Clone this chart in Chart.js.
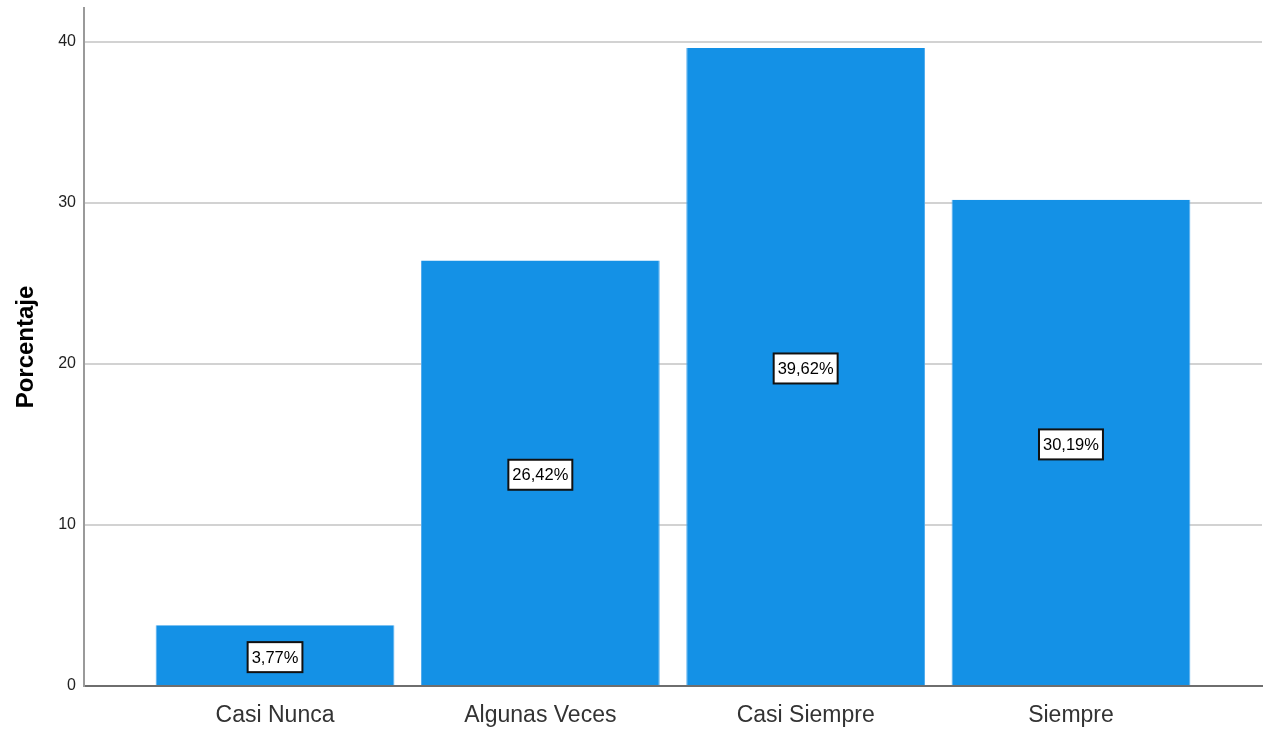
<!DOCTYPE html>
<html>
<head>
<meta charset="utf-8">
<title>Porcentaje</title>
<script src="https://cdn.jsdelivr.net/npm/chart.js@4/dist/chart.umd.min.js"></script>
<style>
    html, body { margin: 0; padding: 0; background: #fff; }
    #wrap { width: 1265px; height: 731px; }
</style>
</head>
<body>
<div id="wrap"><canvas id="freqChart"></canvas></div>
<script>
const categories = ['Casi Nunca', 'Algunas Veces', 'Casi Siempre', 'Siempre'];
const percentages = [3.77, 26.42, 39.62, 30.19];
const yTicks = [0, 10, 20, 30, 40];

const SANS = '"Liberation Sans", Arial, sans-serif';

// boxed percentage in the middle of every bar
const valueBoxes = {
    id: 'valueBoxes',
    afterDatasetsDraw(chart) {
        const ctx = chart.ctx;
        const meta = chart.getDatasetMeta(0);
        ctx.save();
        ctx.font = '16.5px ' + SANS;
        ctx.textAlign = 'center';
        ctx.textBaseline = 'middle';
        meta.data.forEach((bar, i) => {
            const text = percentages[i].toFixed(2).replace('.', ',') + '%';
            const cy = (bar.y + bar.base) / 2 + 2;
            const w = ctx.measureText(text).width + 8;
            const h = 30;
            ctx.fillStyle = '#fff';
            ctx.fillRect(bar.x - w / 2, cy - h / 2, w, h);
            ctx.lineWidth = 2;
            ctx.strokeStyle = '#111';
            ctx.strokeRect(bar.x - w / 2, cy - h / 2, w, h);
            ctx.fillStyle = '#000';
            ctx.fillText(text, bar.x, cy + 1);
        });
        ctx.restore();
    }
};

const ctx = document.getElementById('freqChart').getContext('2d');
const freqChart = new Chart(ctx, {
    type: 'bar',
    data: {
        datasets: [{
            data: percentages.map((v, i) => ({ x: i, y: v })),
            backgroundColor: '#1491e6',
            borderColor: '#4eaaee',
            borderWidth: { left: 1, top: 0, right: 1, bottom: 0 },
            barPercentage: 0.9,
            categoryPercentage: 1
        }]
    },
    options: {
        responsive: true,
        maintainAspectRatio: false,
        animation: false,
        layout: { padding: { top: 8, right: 3, left: 0, bottom: 0 } },
        plugins: {
            legend: { display: false },
            tooltip: { enabled: false }
        },
        scales: {
            x: {
                type: 'linear',
                offset: false,
                min: -0.72,
                max: 3.72,
                grid: { display: false, drawTicks: false },
                border: { color: '#6e6e6e', width: 2 },
                afterBuildTicks: scale => {
                    scale.ticks = categories.map((c, i) => ({ value: i }));
                },
                afterFit: scale => {
                    scale.height = 45;
                    scale.paddingLeft = 0;
                    scale.paddingRight = 0;
                },
                ticks: {
                    autoSkip: false,
                    maxRotation: 0,
                    padding: 16,
                    color: '#333',
                    font: { family: SANS, size: 23 },
                    callback: value => categories[value]
                }
            },
            y: {
                min: 0,
                max: 42.1,
                grid: {
                    drawTicks: false,
                    lineWidth: 2,
                    color: c => c.tick && c.tick.value === 0 ? 'rgba(0,0,0,0)' : '#d2d2d2'
                },
                border: { color: '#9a9a9a', width: 2 },
                afterBuildTicks: scale => {
                    scale.ticks = yTicks.map(v => ({ value: v }));
                },
                afterFit: scale => {
                    scale.width = 84;
                    scale.paddingTop = 0;
                    scale.paddingBottom = 0;
                },
                ticks: {
                    padding: 8,
                    color: '#222',
                    font: { family: SANS, size: 16 }
                },
                title: {
                    display: true,
                    text: 'Porcentaje',
                    color: '#000',
                    padding: { top: 12, bottom: 0 },
                    font: { family: SANS, size: 24, weight: 'bold' }
                }
            }
        }
    },
    plugins: [valueBoxes]
});
</script>
</body>
</html>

==*==

Every line above should be returned exactly; the pictures stay out.

→ SOLUTION TO THE EXERCISE
Clone this chart in Chart.js.
<!DOCTYPE html>
<html>
<head>
<meta charset="utf-8">
<title>Porcentaje</title>
<script src="https://cdn.jsdelivr.net/npm/chart.js@4/dist/chart.umd.min.js"></script>
<style>
    html, body { margin: 0; padding: 0; background: #fff; }
    #wrap { width: 1265px; height: 731px; }
</style>
</head>
<body>
<div id="wrap"><canvas id="freqChart"></canvas></div>
<script>
const categories = ['Casi Nunca', 'Algunas Veces', 'Casi Siempre', 'Siempre'];
const percentages = [3.77, 26.42, 39.62, 30.19];
const yTicks = [0, 10, 20, 30, 40];

const SANS = '"Liberation Sans", Arial, sans-serif';

// boxed percentage in the middle of every bar
const valueBoxes = {
    id: 'valueBoxes',
    afterDatasetsDraw(chart) {
        const ctx = chart.ctx;
        const meta = chart.getDatasetMeta(0);
        ctx.save();
        ctx.font = '16.5px ' + SANS;
        ctx.textAlign = 'center';
        ctx.textBaseline = 'middle';
        meta.data.forEach((bar, i) => {
            const text = percentages[i].toFixed(2).replace('.', ',') + '%';
            const cy = (bar.y + bar.base) / 2 + 2;
            const w = ctx.measureText(text).width + 8;
            const h = 30;
            ctx.fillStyle = '#fff';
            ctx.fillRect(bar.x - w / 2, cy - h / 2, w, h);
            ctx.lineWidth = 2;
            ctx.strokeStyle = '#111';
            ctx.strokeRect(bar.x - w / 2, cy - h / 2, w, h);
            ctx.fillStyle = '#000';
            ctx.fillText(text, bar.x, cy + 1);
        });
        ctx.restore();
    }
};

const ctx = document.getElementById('freqChart').getContext('2d');
const freqChart = new Chart(ctx, {
    type: 'bar',
    data: {
        datasets: [{
            data: percentages.map((v, i) => ({ x: i, y: v })),
            backgroundColor: '#1491e6',
            borderColor: '#4eaaee',
            borderWidth: { left: 1, top: 0, right: 1, bottom: 0 },
            barPercentage: 0.9,
            categoryPercentage: 1
        }]
    },
    options: {
        responsive: true,
        maintainAspectRatio: false,
        animation: false,
        layout: { padding: { top: 8, right: 3, left: 0, bottom: 0 } },
        plugins: {
            legend: { display: false },
            tooltip: { enabled: false }
        },
        scales: {
            x: {
                type: 'linear',
                offset: false,
                min: -0.72,
                max: 3.72,
                grid: { display: false, drawTicks: false },
                border: { color: '#6e6e6e', width: 2 },
                afterBuildTicks: scale => {
                    scale.ticks = categories.map((c, i) => ({ value: i }));
                },
                afterFit: scale => {
                    scale.height = 45;
                    scale.paddingLeft = 0;
                    scale.paddingRight = 0;
                },
                ticks: {
                    autoSkip: false,
                    maxRotation: 0,
                    padding: 16,
                    color: '#333',
                    font: { family: SANS, size: 23 },
                    callback: value => categories[value]
                }
            },
            y: {
                min: 0,
                max: 42.1,
                grid: {
                    drawTicks: false,
                    lineWidth: 2,
                    color: c => c.tick && c.tick.value === 0 ? 'rgba(0,0,0,0)' : '#d2d2d2'
                },
                border: { color: '#9a9a9a', width: 2 },
                afterBuildTicks: scale => {
                    scale.ticks = yTicks.map(v => ({ value: v }));
                },
                afterFit: scale => {
                    scale.width = 84;
                    scale.paddingTop = 0;
                    scale.paddingBottom = 0;
                },
                ticks: {
                    padding: 8,
                    color: '#222',
                    font: { family: SANS, size: 16 }
                },
                title: {
                    display: true,
                    text: 'Porcentaje',
                    color: '#000',
                    padding: { top: 12, bottom: 0 },
                    font: { family: SANS, size: 24, weight: 'bold' }
                }
            }
        }
    },
    plugins: [valueBoxes]
});
</script>
</body>
</html>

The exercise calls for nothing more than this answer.